Moreover, although these non-GAAP financial measures adjust expense, they should not be viewed as a pro forma presentation reflecting the elimination of the underlying share-based compensation programs, which are an important element of the Company's compensation structure. GAAP requires that all forms of share-based payments should be valued and included, as appropriate, in results of operations. Management believes these expenses are a material part of the Company's operating results.

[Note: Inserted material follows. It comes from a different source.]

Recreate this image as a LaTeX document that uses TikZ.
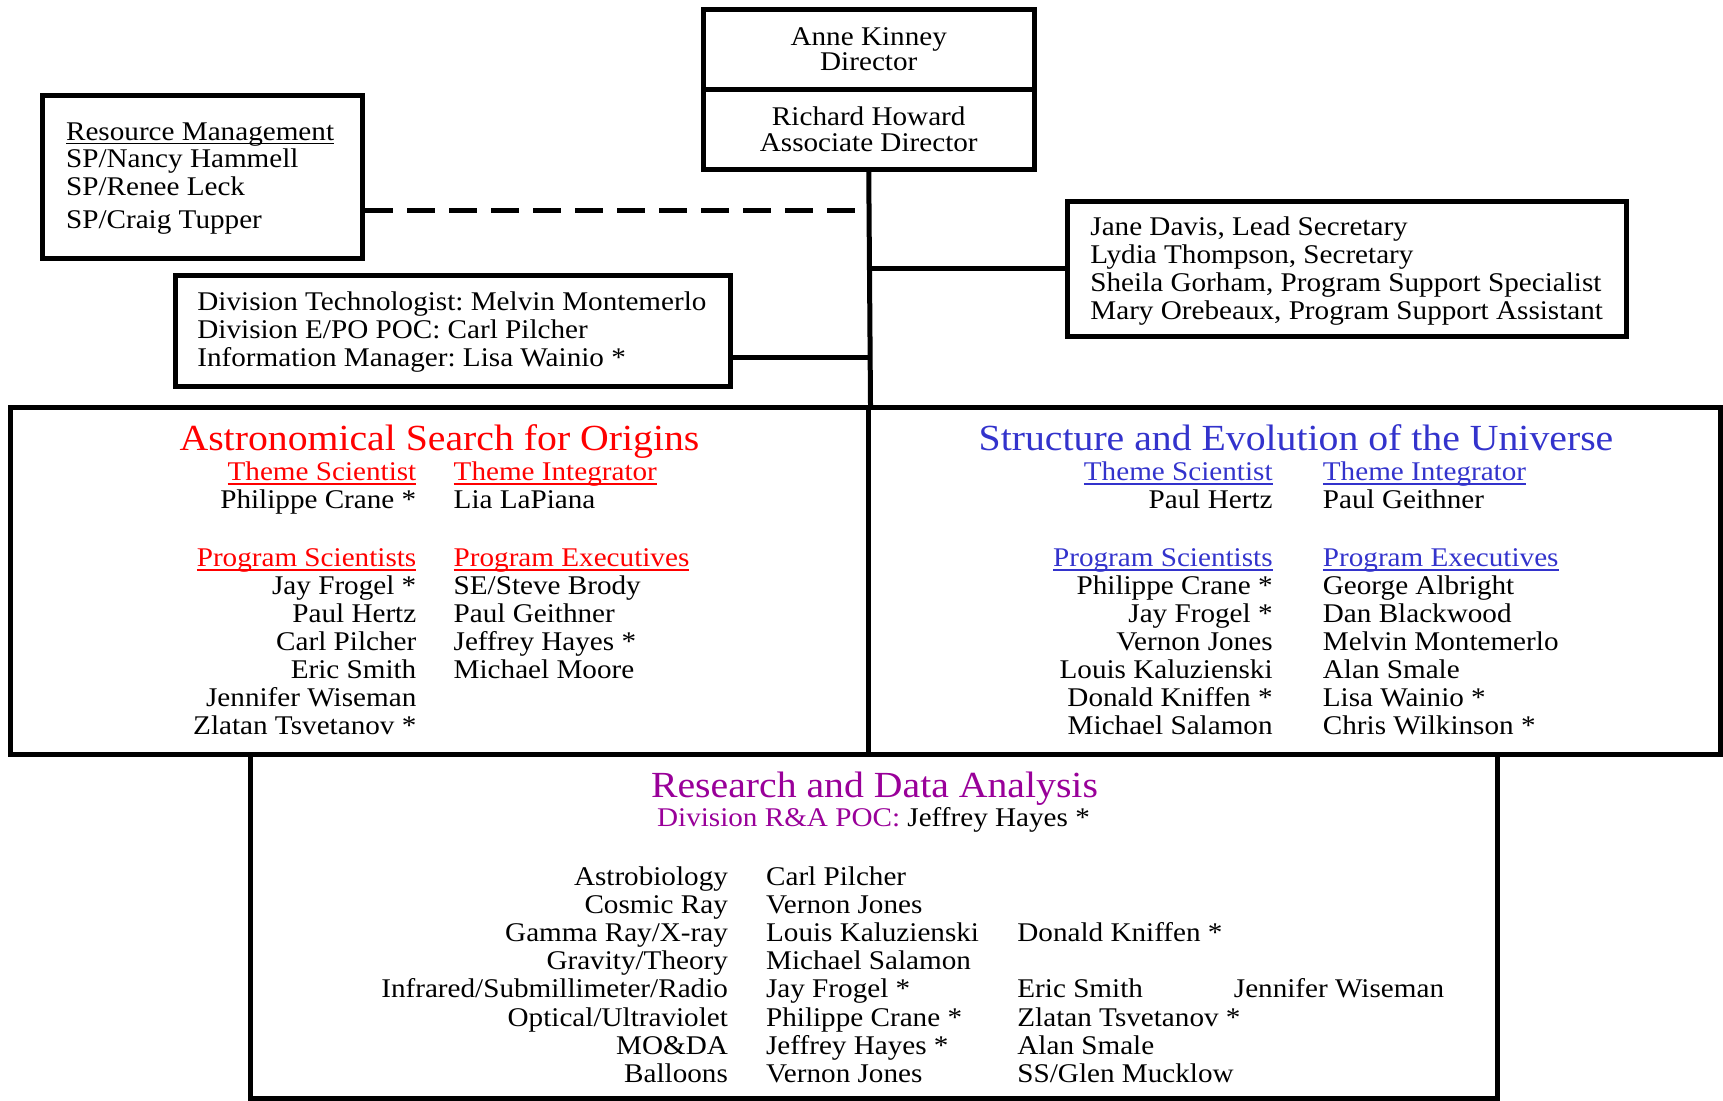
\documentclass[tikz,border=0pt]{standalone}
\usepackage{fontspec}
\setmainfont{Liberation Serif}[FakeStretch=1.08]
\usetikzlibrary{fit}
\definecolor{asored}{RGB}{255,0,0}
\definecolor{seublue}{RGB}{51,51,204}
\definecolor{rdapurple}{RGB}{153,0,153}
\newsavebox{\hdbox}
\newcommand{\hdline}[1]{\sbox{\hdbox}{#1}\rlap{\rule[-2.2pt]{\wd\hdbox}{0.9pt}}\usebox{\hdbox}}
\frenchspacing

\tikzset{
  frame/.style={draw, line width=2.5pt, inner sep=0pt},
  link/.style={line width=2.5pt},
  txt/.style={inner sep=0pt, font=\fontsize{13.5}{14}\selectfont},
  ttl/.style={inner sep=0pt, anchor=base, font=\fontsize{18.4}{20}\selectfont},
}

\begin{document}
\begin{tikzpicture}[x=0.5pt, y=-0.5pt]
  \useasboundingbox (0,0) rectangle (1723,1100);
  \node[frame, fit={(703,9.5) (1034.5,89.5)}]   (DIR)  {};
  \node[frame, fit={(703,89.5) (1034.5,169.5)}] (ADIR) {};
  \node[frame, fit={(42.5,95) (362.5,258.5)}]   (RES)  {};
  \node[frame, fit={(175,275) (730.5,386.7)}]   (TECH) {};
  \node[frame, fit={(1067,201.5) (1626,336.5)}] (SEC)  {};
  \node[frame, fit={(10,407.5) (868,754)}]      (ASO)  {};
  \node[frame, fit={(868,407.5) (1720,754)}]    (SEU)  {};
  \node[frame, fit={(250,754) (1497,1098)}]     (RDA)  {};
  \coordinate (J1) at (868,210);
  \coordinate (J2) at (868,268);
  \coordinate (J3) at (868,357.5);
  \draw[link] (ADIR.south) -- (ASO.north east);
  \draw[link, dash pattern=on 14pt off 7pt] (RES.east |- J1) -- (J1);
  \draw[link] (J2) -- (SEC.west |- J2);
  \draw[link] (TECH.east |- J3) -- (J3);

  % front office
  \node[txt, anchor=base] (dir1)  at (868.75,45)    {Anne Kinney};
  \node[txt, anchor=base] (dir2)  at (868.75,70.7)  {Director};
  \node[txt, anchor=base] (adir1) at (868.75,125.7) {Richard Howard};
  \node[txt, anchor=base] (adir2) at (868.75,151.7) {Associate Director};
  \node[txt, anchor=base west] (res1) at (65.7,140)   {\hdline{Resource Management}};
  \node[txt, anchor=base west] (res2) at (65.7,167.3) {SP/Nancy Hammell};
  \node[txt, anchor=base west] (res3) at (65.7,195)   {SP/Renee Leck};
  \node[txt, anchor=base west] (res4) at (65.7,228.3) {SP/Craig Tupper};
  \foreach \who [count=\i] in {Division Technologist: Melvin Montemerlo,
      Division E/PO POC: Carl Pilcher, Information Manager: Lisa Wainio *}
    \node[txt, anchor=base west] (tech\i) at (197,282+28.2*\i) {\who};
  \foreach \who [count=\i] in {{Jane Davis, Lead Secretary}, {Lydia Thompson, Secretary},
      {Sheila Gorham, Program Support Specialist}, {Mary Orebeaux, Program Support Assistant}}
    \node[txt, anchor=base west] (sec\i) at (1090,207+28.1*\i) {\who};

  % origins
  \node[ttl, text=asored] (aso-title) at (439.5,450) {Astronomical Search for Origins};
  \node[txt, anchor=base east, text=asored] (aso-ts) at (416.7,480.5) {\hdline{Theme Scientist}};
  \node[txt, anchor=base west, text=asored] (aso-ti) at (453.3,480.5) {\hdline{Theme Integrator}};
  \node[txt, anchor=base east] (aso-tsn) at (416.7,508.5) {Philippe Crane *};
  \node[txt, anchor=base west] (aso-tin) at (453.3,508.5) {Lia LaPiana};
  \node[txt, anchor=base east, text=asored] (aso-ps) at (416.7,566.5) {\hdline{Program Scientists}};
  \node[txt, anchor=base west, text=asored] (aso-pe) at (453.3,566.5) {\hdline{Program Executives}};
  \foreach \who [count=\i] in {Jay Frogel *, Paul Hertz, Carl Pilcher, Eric Smith,
      Jennifer Wiseman, Zlatan Tsvetanov *}
    \node[txt, anchor=base east] (aso-ps\i) at (416.7,566.5+28*\i) {\who};
  \foreach \who [count=\i] in {SE/Steve Brody, Paul Geithner, Jeffrey Hayes *, Michael Moore}
    \node[txt, anchor=base west] (aso-pe\i) at (453.3,566.5+28*\i) {\who};

  % structure and evolution
  \node[ttl, text=seublue] (seu-title) at (1296,450) {Structure and Evolution of the Universe};
  \node[txt, anchor=base east, text=seublue] (seu-ts) at (1273,480.5) {\hdline{Theme Scientist}};
  \node[txt, anchor=base west, text=seublue] (seu-ti) at (1322.5,480.5) {\hdline{Theme Integrator}};
  \node[txt, anchor=base east] (seu-tsn) at (1273,508.5) {Paul Hertz};
  \node[txt, anchor=base west] (seu-tin) at (1322.5,508.5) {Paul Geithner};
  \node[txt, anchor=base east, text=seublue] (seu-ps) at (1273,566.5) {\hdline{Program Scientists}};
  \node[txt, anchor=base west, text=seublue] (seu-pe) at (1322.5,566.5) {\hdline{Program Executives}};
  \foreach \who [count=\i] in {Philippe Crane *, Jay Frogel *, Vernon Jones,
      Louis Kaluzienski, Donald Kniffen *, Michael Salamon}
    \node[txt, anchor=base east] (seu-ps\i) at (1273,566.5+28*\i) {\who};
  \foreach \who [count=\i] in {George Albright, Dan Blackwood, Melvin Montemerlo,
      Alan Smale, Lisa Wainio *, Chris Wilkinson *}
    \node[txt, anchor=base west] (seu-pe\i) at (1322.5,566.5+28*\i) {\who};

  % research and analysis
  \node[ttl, text=rdapurple] (rda-title) at (874.5,797.3) {Research and Data Analysis};
  \node[txt, anchor=base] (rda-poc) at (873.5,826.7) {\textcolor{rdapurple}{Division R\&A POC:} Jeffrey Hayes *};
  \foreach \what [count=\i] in {Astrobiology, Cosmic Ray, Gamma Ray/X-ray, Gravity/Theory,
      Infrared/Submillimeter/Radio, Optical/Ultraviolet, MO\&DA, Balloons}
    \node[txt, anchor=base east] (rda-d\i) at (728.3,856.8+28.2*\i) {\what};
  \foreach \who [count=\i] in {Carl Pilcher, Vernon Jones, Louis Kaluzienski, Michael Salamon,
      Jay Frogel *, Philippe Crane *, Jeffrey Hayes *, Vernon Jones}
    \node[txt, anchor=base west] (rda-a\i) at (765.7,856.8+28.2*\i) {\who};
  \node[txt, anchor=base west] (rda-b3) at (1017,941.4)  {Donald Kniffen *};
  \node[txt, anchor=base west] (rda-b5) at (1017,997.8)  {Eric Smith};
  \node[txt, anchor=base west] (rda-b6) at (1017,1026)   {Zlatan Tsvetanov *};
  \node[txt, anchor=base west] (rda-b7) at (1017,1054.2) {Alan Smale};
  \node[txt, anchor=base west] (rda-b8) at (1017,1082.4) {SS/Glen Mucklow};
  \node[txt, anchor=base west] (rda-c5) at (1233.5,997.8) {Jennifer Wiseman};
\end{tikzpicture}
\end{document}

The information contained in this report and the exhibit attached hereto is furnished solely pursuant to Item 2.02 of Form 8-K and shall not be deemed "filed" for purposes of Section 18 of the Securities Exchange Act of 1934, as amended, or otherwise subject to the liabilities of that section. The information contained herein and the exhibit attached hereto shall not be incorporated by reference into any filing with the Securities and Exchange Commission made by MoSys, Inc., whether made before or after the date hereof, except as shall be expressly set forth by specific reference in such filing.

Item 9.01 Financial Statements and Exhibits.

(c) Exhibits.

Exhibit No.

Description

 
99.1 Press Release by MoSys, Inc. dated July 28, 2009.

SIGNATURES

Pursuant to the requirements of the Securities Exchange Act of 1934, the Registrant has duly caused this report to be signed on its behalf by the undersigned hereunto duly authorized.

MOSYS, INC.

 

 

 

Date: July 28, 2009 By:

/s/ James W. Sullivan

James W. Sullivan

Vice President of Finance and Chief Financial

Officer


EXHIBIT INDEX

Exhibit No.

Description

 
99.1

Press Release by MoSys, Inc. dated July 28, 2009.